Hard Times can be used to look at today's society. Are we, as a society more worried about our computers, cell phones, faxes, and other gadgets than our neighbor's well being? Do we only get involved to help others when there is a personal benefit? Or, are we like the gypsies who can look into the character of the person and not worry about the socio-economic status? While Dickens' wrote Hard Times about 19th century England the moral can easily fit into 21st century America

Rating: 4
Summary: Dickens message still relevant.
Comment: Considered by 19th century critics to be one of Dickens' more artistic and literary triumphs, Hard Times can be viewed in present time as a blistering polemic against the rise of industrial society and the dominate philosophy that rose in tandem with the industrial age, utilitarianism

It is well known that Dickens was a chronicler of his times, and his mode of expression, the novel. An intensely emotional individual, Dickens was known to be a power walker, starting in the afternoon, covering miles, to return home just before sunrise. It was during these extensive walks that he witnessed the utter poverty and squalor scattered throughout the streets of London. These walks brought inspiration for many of his novels, particularly, Hard Times.

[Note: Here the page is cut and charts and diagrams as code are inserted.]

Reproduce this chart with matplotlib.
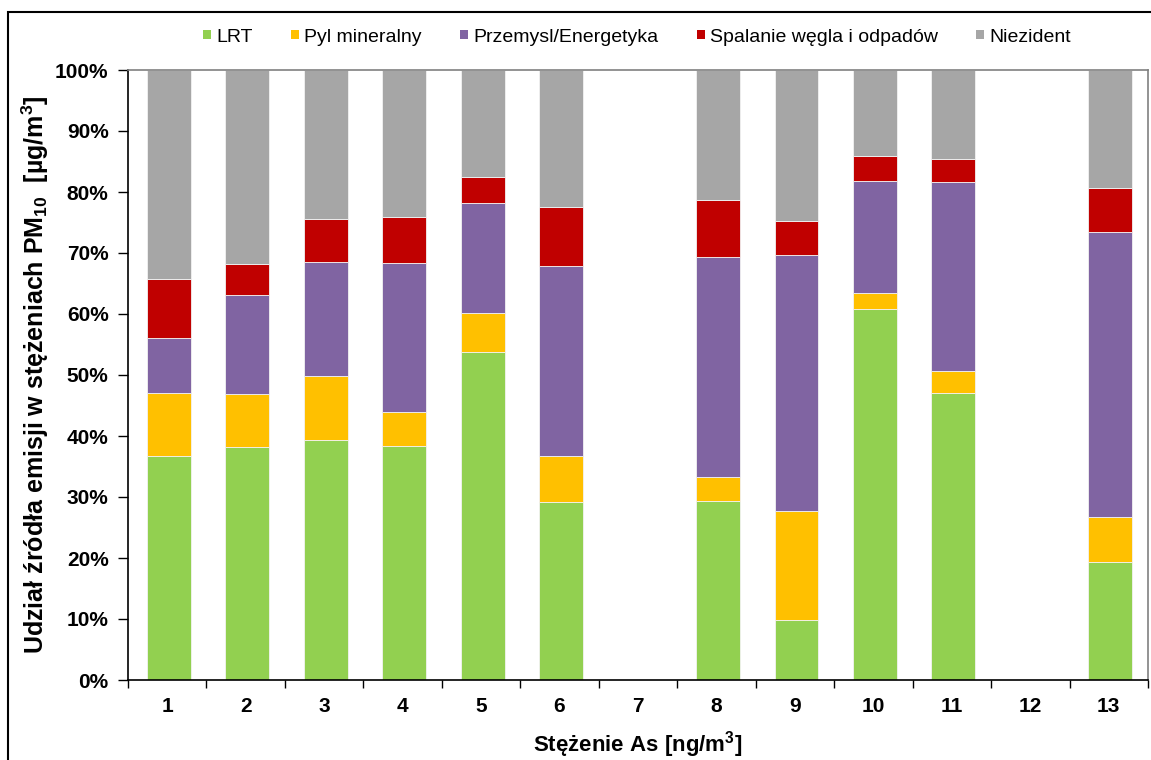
import numpy as np
import matplotlib
matplotlib.use("Agg")
import matplotlib.pyplot as plt
from matplotlib.patches import Patch, Rectangle
from matplotlib.ticker import FixedLocator, FuncFormatter

plt.rcParams['font.family'] = ['Liberation Sans', 'DejaVu Sans']
plt.rcParams['mathtext.fontset'] = 'custom'
plt.rcParams['mathtext.rm'] = 'Liberation Sans'
plt.rcParams['mathtext.bf'] = 'Liberation Sans:bold'
plt.rcParams['mathtext.default'] = 'bf'

# Source shares (%) for each As concentration class; 7 and 12 have no data
categories = [str(i) for i in range(1, 14)]
lrt = [36.8, 38.2, 39.3, 38.4, 53.8, 29.2, 0, 29.3, 9.8, 60.8, 47.0, 0, 19.3]
pyl = [10.3, 8.7, 10.5, 5.5, 6.4, 7.5, 0, 4.0, 17.9, 2.6, 3.7, 0, 7.4]
przemysl = [8.9, 16.2, 18.7, 24.5, 18.0, 31.2, 0, 36.0, 42.0, 18.4, 30.9, 0, 46.7]
spalanie = [9.8, 5.1, 7.1, 7.5, 4.3, 9.6, 0, 9.4, 5.5, 4.1, 3.8, 0, 7.3]
niezident = [34.2, 31.8, 24.4, 24.1, 17.5, 22.5, 0, 21.3, 24.8, 14.1, 14.6, 0, 19.3]

series = [
    ("LRT", lrt, "#92D050"),
    ("Pyl mineralny", pyl, "#FFC000"),
    ("Przemysl/Energetyka", przemysl, "#8064A2"),
    ("Spalanie węgla i odpadów", spalanie, "#C00000"),
    ("Niezident", niezident, "#A6A6A6"),
]

fig = plt.figure(figsize=(11.51, 7.60), dpi=100)
ax = fig.add_axes([128 / 1151, 80 / 760, 1020 / 1151, 610 / 760])

x = np.arange(1, len(categories) + 1)
bottom = np.zeros(len(categories))
for name, vals, color in series:
    vals = np.array(vals, dtype=float)
    ax.bar(x + 0.02, vals, width=0.56, bottom=bottom, color=color,
           edgecolor="#F2F2F2", linewidth=0.6)
    bottom += vals

ax.set_xlim(0.5, len(categories) + 0.5)
ax.set_ylim(0, 100)

# y axis: percent ticks every 10
ax.set_yticks(np.arange(0, 101, 10))
ax.yaxis.set_major_formatter(FuncFormatter(lambda v, p: f"{int(v)}%"))
ax.tick_params(axis="y", direction="out", length=7, width=1, pad=7,
               labelsize=15)

# x axis: labels at centers, tick marks at category boundaries
ax.set_xticks(x)
ax.set_xticklabels(categories)
ax.xaxis.set_minor_locator(FixedLocator(np.arange(0.5, len(categories) + 1, 1)))
ax.tick_params(axis="x", which="major", length=0, pad=12, labelsize=15)
ax.tick_params(axis="x", which="minor", direction="out", length=6, width=1)

for lab in ax.get_xticklabels() + ax.get_yticklabels():
    lab.set_fontweight("bold")

ax.spines["left"].set_color("black")
ax.spines["bottom"].set_color("black")
ax.spines["top"].set_color("#808080")
ax.spines["right"].set_color("#808080")
for s in ax.spines.values():
    s.set_linewidth(1.2)

ax.set_xlabel("Stężenie As [ng/m$^{3}$]", fontsize=16, fontweight="bold",
              labelpad=10)
ax.set_ylabel("Udział źródła emisji w stężeniach PM$_{10}$  [µg/m$^{3}$]",
              fontsize=18, fontweight="bold", labelpad=3)

handles = [Patch(facecolor=c, edgecolor="none", label=n) for n, _, c in series]
fig.legend(handles=handles, loc="center", ncol=5, frameon=False,
           bbox_to_anchor=(637 / 1151, 1 - 37 / 760), fontsize=14,
           handlelength=0.4, handleheight=0.4, handletextpad=0.25,
           columnspacing=2.0)

# outer chart frame
fig.patches.append(Rectangle((8 / 1151, -0.05), 1.2, 1 - 12 / 760 + 0.05,
                             transform=fig.transFigure, fill=False,
                             edgecolor="black", linewidth=1.5))

fig.savefig("out.png", dpi=100)
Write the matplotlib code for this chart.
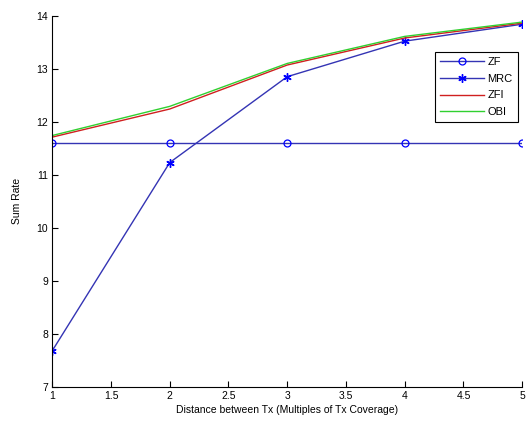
import numpy as np
import matplotlib
matplotlib.use("Agg")
import matplotlib.pyplot as plt

# ---------------------------------------------------------------------------
# Data
# ---------------------------------------------------------------------------
distance = [1, 2, 3, 4, 5]
zf = [11.59, 11.59, 11.59, 11.59, 11.59]
mrc = [7.68, 11.23, 12.85, 13.52, 13.84]
zfi = [11.71, 12.24, 13.07, 13.58, 13.86]
obi = [11.74, 12.29, 13.10, 13.61, 13.88]

xticks = [1, 1.5, 2, 2.5, 3, 3.5, 4, 4.5, 5]
yticks = [7, 8, 9, 10, 11, 12, 13, 14]

# ---------------------------------------------------------------------------
# Plot
# ---------------------------------------------------------------------------
plt.rcParams["font.family"] = ["Liberation Sans", "DejaVu Sans"]

fig = plt.figure(figsize=(5.28, 4.25), dpi=100)
ax = fig.add_axes([0.099, 0.090, 0.890, 0.873])

line_blue = "#3434b4"
ax.plot(distance, zf, color=line_blue, lw=1.0, marker="o", ms=5,
        mfc="none", mec="blue", mew=0.9, label="ZF")
ax.plot(distance, mrc, color=line_blue, lw=1.0, marker=(6, 2, 0), ms=6,
        mfc="blue", mec="blue", mew=1.0, label="MRC")
ax.plot(distance, zfi, color="#d02020", lw=1.0, label="ZFI")
ax.plot(distance, obi, color="#30d030", lw=1.0, label="OBI")

ax.set_xlim(1, 5)
ax.set_ylim(7, 14)
ax.set_xticks(xticks)
ax.set_xticklabels([f"{t:g}" for t in xticks])
ax.set_yticks(yticks)
ax.tick_params(direction="in", length=4, width=0.8, labelsize=7.5, pad=3)
ax.spines["top"].set_visible(False)
ax.spines["right"].set_visible(False)

ax.set_xlabel("Distance between Tx (Multiples of Tx Coverage)", fontsize=7.5, labelpad=3)
ax.set_ylabel("Sum Rate", fontsize=7.5, labelpad=10)

leg = ax.legend(loc="upper right", bbox_to_anchor=(1.002, 0.918), fontsize=8,
                fancybox=False, edgecolor="black", framealpha=1,
                handlelength=4.0, borderpad=0.45, labelspacing=0.62,
                handletextpad=0.3, borderaxespad=0.5)
leg.get_frame().set_linewidth(0.8)

fig.savefig("out.png", dpi=100)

In this novel, Dickens explores the applications of utilitarianism in its highly rational, and in many ways, brutal forms. The novels general theme is that a philosophy that is only concerned with happiness and survival for the majority, will attempt to quash any and all individual thought and effort. Individual ideas, emotion, imagination and creativity must be ruthlessly rejected in order for the majority of people to think alike, work alike and behave alike to attain a status quo of happiness for all. Rationality must prevail because imagination promotes individuality, which is anathema to mob concerns.

This polemic against utilitarianism is expressed clearly and persuasively in the practice of education. In the opening chapter for example, 'The One Thing Needful", the reader is introduced to this dictatorial emphasis on the rational:

"Now, what I want is, Facts. Teach these boys and girls nothing but facts. Facts alone are wanted in life. Plant nothing else, and root out everything else. You can only form the minds of reasoning animals upon Facts: nothing else will be of any service to them." (p. 47)

Romanticism was now on the wane and utilitarianism and the rise of rationalism infiltrated every aspect of 19th century industrial life - emotion has no place in capitalism - the masses are reduced to statistics.

Dickens main point in writing Hard Times, I believe, was to illustrate the brutality of the applications of the philosophy, utilitarianism, and the destructive results it entails when humaneness, the vital aspect of our nature, is ignored completely. Dickens was reporting, and speaking against a potentially destructive sway in society away from basic humanity and the importance of the individual, towards the highly mechanical and rational 'mob' philosophy of Utilitarianism during the Industrial revolution.

In our so-called modern times, Dickens message continues to be relevant. Our societies emphasis on rationalism and the exclusion of emotion, can only lead to destruction. A balance must be found.